'''
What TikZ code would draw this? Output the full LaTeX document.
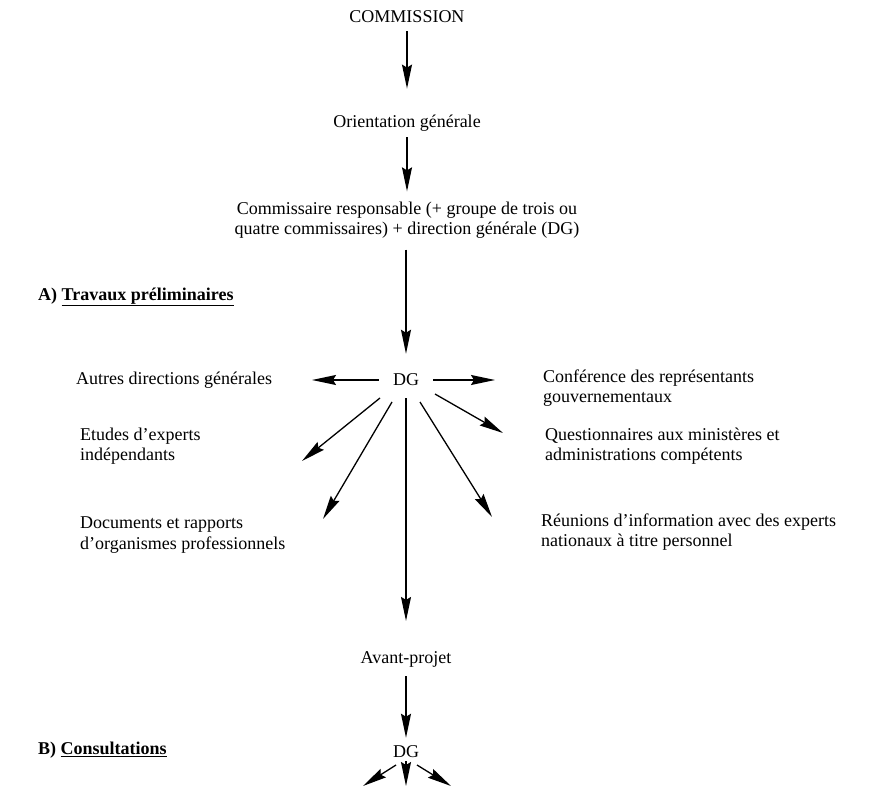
\documentclass[tikz,border=0pt]{standalone}
\usepackage{fontspec}
\setmainfont{Liberation Serif}
\usetikzlibrary{arrows.meta}
\tikzset{
  txt/.style={inner sep=0pt, font=\fontsize{18}{20.5}\selectfont},
  ltxt/.style={txt, anchor=west, align=left},
  head/.style={txt, anchor=west, font=\fontsize{18}{20.5}\selectfont\bfseries},
  arr/.style={line width=1.3pt, -{Stealth[length=24pt,width=10pt,inset=3pt]}}
}
\begin{document}
\begin{tikzpicture}[x=1pt,y=-1pt]
\useasboundingbox (0,0) rectangle (876,786);
\node[txt] (comm) at (407,17) {COMMISSION};
\node[txt] (orient) at (407,123) {Orientation générale};
\node[txt, align=center] (cr) at (407,220) {Commissaire responsable (+ groupe de trois ou\\quatre commissaires) + direction générale (DG)};
\node[head] (ta) at (38,297) {A) \underline{Travaux préliminaires}};
\node[txt] (dg) at (406,380) {DG};
\node[ltxt] (autres) at (76,380) {Autres directions générales};
\node[ltxt] (conf) at (543,388) {Conférence des représentants\\gouvernementaux};
\node[ltxt] (etudes) at (80,446) {Etudes d'experts\\indépendants};
\node[ltxt] (quest) at (545,446) {Questionnaires aux ministères et\\administrations compétents};
\node[ltxt] (docs) at (80,535) {Documents et rapports\\d'organismes professionnels};
\node[ltxt] (reun) at (541,532) {Réunions d'information avec des experts\\nationaux à titre personnel};
\node[txt] (avant) at (406,659) {Avant-projet};
\node[head] (cb) at (38,750) {B) \underline{Consultations}};
\node[txt] (dg2) at (406,752) {DG};
% free ends of the arrows
\coordinate (sE) at (380,398); \coordinate (eE) at (302,461);
\coordinate (sD) at (392,402); \coordinate (eD) at (323,519);
\coordinate (sR) at (420,402); \coordinate (eR) at (492,517);
\coordinate (sQ) at (435,394); \coordinate (eQ) at (503,433);
\coordinate (eL) at (312,380);
\coordinate (eRt) at (495,380);
\coordinate (b1s) at (396,765); \coordinate (b1e) at (363,786);
\coordinate (b3s) at (417,765); \coordinate (b3e) at (451,786);
\coordinate (b2e) at (406,786);
% vertical chain
\draw[arr, shorten <=8pt, shorten >=26pt] (comm) -- (orient.north -| comm);
\draw[arr, shorten <=6pt, shorten >=10pt] (orient) -- (cr.north -| orient);
\draw[arr, shorten <=11pt, shorten >=20pt] (cr.south -| dg) -- (dg);
\draw[arr, shorten <=12pt, shorten >=30pt] (dg) -- (avant);
\draw[arr, shorten <=9pt, shorten >=8pt] (avant) -- (dg2);
% fan
\draw[arr, shorten <=14pt] (dg) -- (eL);
\draw[arr, shorten <=14pt] (dg) -- (eRt);
\draw[arr] (sE) -- (eE);
\draw[arr] (sD) -- (eD);
\draw[arr] (sR) -- (eR);
\draw[arr] (sQ) -- (eQ);
% bottom
\draw[arr] (b1s) -- (b1e);
\draw[arr, shorten <=3pt] (dg2) -- (b2e);
\draw[arr] (b3s) -- (b3e);
\end{tikzpicture}
\end{document}
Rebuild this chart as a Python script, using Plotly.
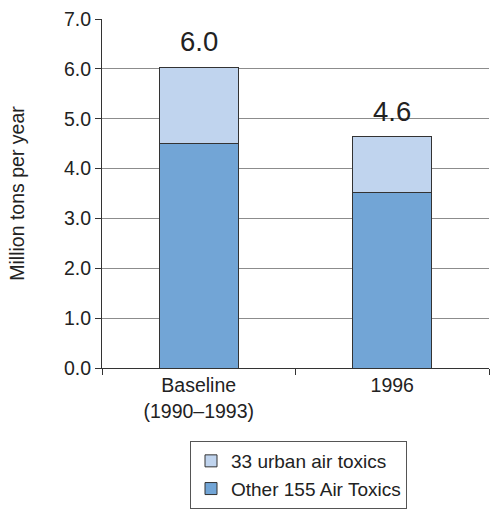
'''
● **Direction**: Copy each line of the records that contains the word "this".

● **Finished answer**:
What TikZ code would draw this? Output the full LaTeX document.
Rebuild this chart as a Python script, using Plotly.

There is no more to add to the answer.